EDITORIALA

Las taras del sistema de Naciones Unidas no son excusa para sostener posturas cínicas

En un mundo cambiante, que poco tiene que ver con el que existía cuando se creó hace casi ocho décadas, la Organización de Naciones Unidas se encuentra asediada y cuestionada por sus desequilibrios de poder internos, por una contaminada cultura institucional, por la inercia burocrática, por sus sesgos primigenios y, cada vez más, por inauditas presiones.

Por primera vez en su mandato, António Guterres ha invocado el artículo 99 de la Carta fundacional de Naciones Unidas, que establece que su secretario general «puede llamar la atención al Consejo sobre cualquier tema que en su opinión puede amenazar el mantenimiento de la paz y seguridad en el mundo». Guterres demandó al presidente del Consejo de Seguridad que «presione para evitar una catástrofe humana» en Gaza, e insistió en la necesidad de un alto el fuego humanitario.

El canciller israelí, Eli Cohen, respondió que «el mandato de Guterres es un peligro para la paz mundial. Su petición de activar el artículo 99 y el llamamiento a un alto el fuego en Gaza constituye un apoyo a la organización terrorista Hamas y un respaldo al asesinato de ancianos, el secuestro de bebés y la violación de mujeres (sic)». Poco después, EEUU volvía a vetar la decisión en el Consejo de Seguridad.

EL ESPÍRITU MERMADO DEL «NUNCA MÁS»

Fue el segundo secretario general, Dag Hammarskjöld, quien quizás mejor resumió la función de la ONU al decir que «fue creada, no para llevar a la Humanidad al cielo, sino para salvarla del infierno». Los retos de la ONU en este momento histórico son inabarcables, pero no cumple ese mandato mínimo.

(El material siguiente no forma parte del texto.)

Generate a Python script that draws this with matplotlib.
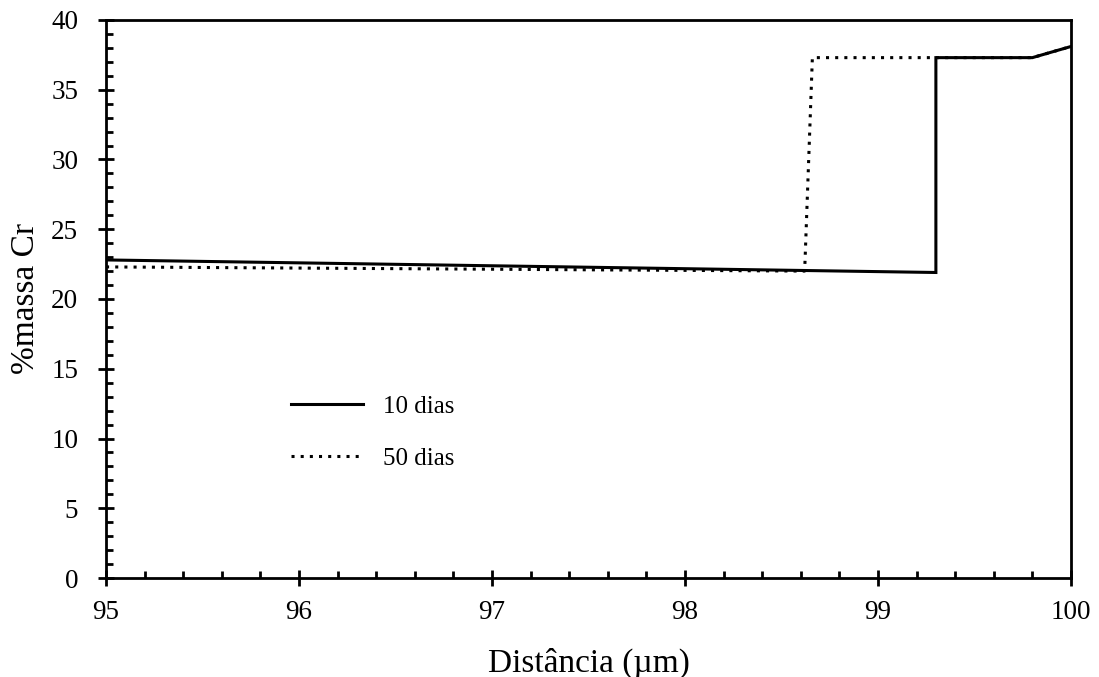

Por un lado, los intereses de los poderes económicos impiden avances a la altura de la amenaza civilizatoria que supone la emergencia climática, tal y como se está viendo en la COP28. Por otro lado, el derecho a veto y las trincheras geopolíticas hacen inoperativo el andamiaje normativo internacional para la salvaguarda de los derechos humanos y las libertades políticas. La concurrencia de dos conflictos bélicos, en Ucrania y en Palestina, exacerba las contradicciones y pone en evidencia la impotencia. Hay un genocidio en marcha y no pueden pararlo.

La desigualdad de representación entre el centro atlantista y la periferia global liderada por China como contrincante por la hegemonía desvirtúa la capacidad de Naciones Unidas para asumir la multilateralidad y defender el interés general.

A los problemas estructurales se le suman los contingentes. En la pandemia del covid-19, los Estados más desarrollados vetaron una redistribución de las vacunas que pudiese atajar la expansión del virus. La ONU fue incapaz de forzar esa redistribución, pero sin su ayuda el desastre hubiera sido mucho mayor. La urgente necesidad de esa ayuda es una constante.

En estos momentos, el desarrollo de la Inteligencia Artificial requiere de una normativa que marque límites y moratorias. La Unión Europea ha dado un primer paso, pero al igual que con la pandemia, urgen consensos globales. Lo mismo ocurre con la pobreza y el hambre, los éxodos, las armas nucleares…

En general, hay un rearme internacional de fuerzas autoritarias y retrógradas, contrarias a los valores humanistas de igualdad, justicia y libertad, que puede acceder al poder político en diferentes estados y orquestar un frente neofascista. No vale despistarse.

Si bien las críticas a la ONU -tanto las filosóficas como las operativas- son pertinentes, muchos de sus tratados y declaraciones contienen los valores y los consensos que deben guiar una política internacional justa. El cinismo nunca será superior ni revolucionario. Por eso, las sociedades de todo el mundo están reclamando que se respeten esos pactos, se paren las guerras y se negocie una paz justa y duradera.